What we do in Student Affairs is help you find those ways to achieve what you need to achieve to be successful in your life, in your career and your community,

— Charlie Fey

“When I left McKeesport campus as a junior to go to the main campus of Pennsylvania State, I got involved up there,” Fey said. “I was vice president of the Residence Hall Association there and got involved in the organization of student governments and decided that student affairs was a career I wanted to pursue.” 

Fey said he carries the same excitement with him for every job he has at a new university because he loves working with students and challenging them to help them grow. 

“My job is to help you all understand those issues of growth and how you can learn from things, both mistakes you might make and the good things you do and how you learn to repeat those good things as well, so I’ve enjoyed that part of it,” Fey said. “My whole career, I have focused on what I call fostering student success. “

Fey was assigned three goals when he was hired at NIU in July. 

The first goal he wants to accomplish while in the interim vice president position is to work with a task force to improve Greek life on campus. Greek life was much larger eight to 10 years ago than it is now, resulting in some of the houses being closed down due to not having the number of members needed to fill them, Fey said. 

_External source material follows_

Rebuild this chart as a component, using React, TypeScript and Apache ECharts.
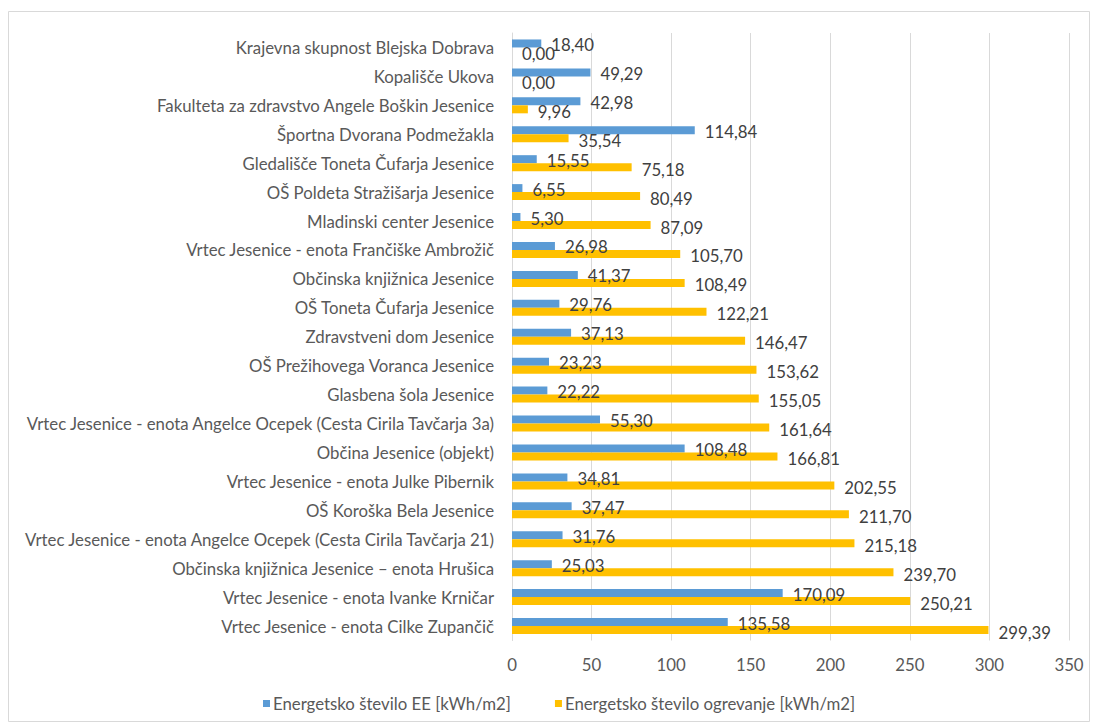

“I can’t tell you how many times I’ve seen people who I went to college with 50 years ago; the only ones I keep in touch with are my fraternity brothers,” Fey said. “But the relationships that you join in a fraternity or sorority are just another level. So, what we want to do is try to find a way to help the current crop of students understand the value of Greek life and make sure that value is worthwhile.”

Fey’s second goal is to rephrase the Student Conduct system and process so that it is fair and student-centered. 

That’s what I leave a message to us students: hold fast to your dreams, don’t ever let them go and find a way to achieve,

— Charlie Fey

“One of the things I need to be looking at is how do we improve, how do we make the most effective we can of the student conduct systems, so it’s an educational one, how do we help you not make that same decision again and get back on to the right path, so that’s what I’m trying to get student conduct to be focusing on the future,” Fey said.

Fey’s third goal is to reestablish campus life to what it was before the pandemic. Second-year students did not get the traditional first-year life since they entered college during the remote learning phase of COVID-19, so they do not have the same experiences as this year’s first-year class, Fey said. 

“It (campus life) will never be back to where we were in 2018,” Fey said. “It might be just as good, but it’ll be different. One of my goals for this year is to help us in Student Affairs certainly, but on the campus in general, reshape what that campus life is supposed to look like so that these students who are now here will have as good an experience as you can.” 

The Division of Student Affairs’ job is to make sure every student can graduate despite any of the obstacles students may face along the way, because graduating is the biggest success, Fey said. 

“What we do in Student Affairs is help you find those ways to achieve what you need to achieve to be successful in your life, in your career and your community,” Fey said. “We have always said, ‘Let’s challenge you to become the best person you can be. And when you do that, you’ll become successful in your life.’ That’s why I love this job because I enjoy doing this.”

Fey’s advice to students is inspired by the poem, “Dreams,” by Langston Hughes, where he says “hold fast to dreams.” 

“That’s what I leave a message to us students: hold fast to your dreams, don’t ever let them go and find a way to achieve,” Fey said. “If I can help you achieve them or people I work with can help you achieve them. I’ll do everything I can. That’s the bottom line.”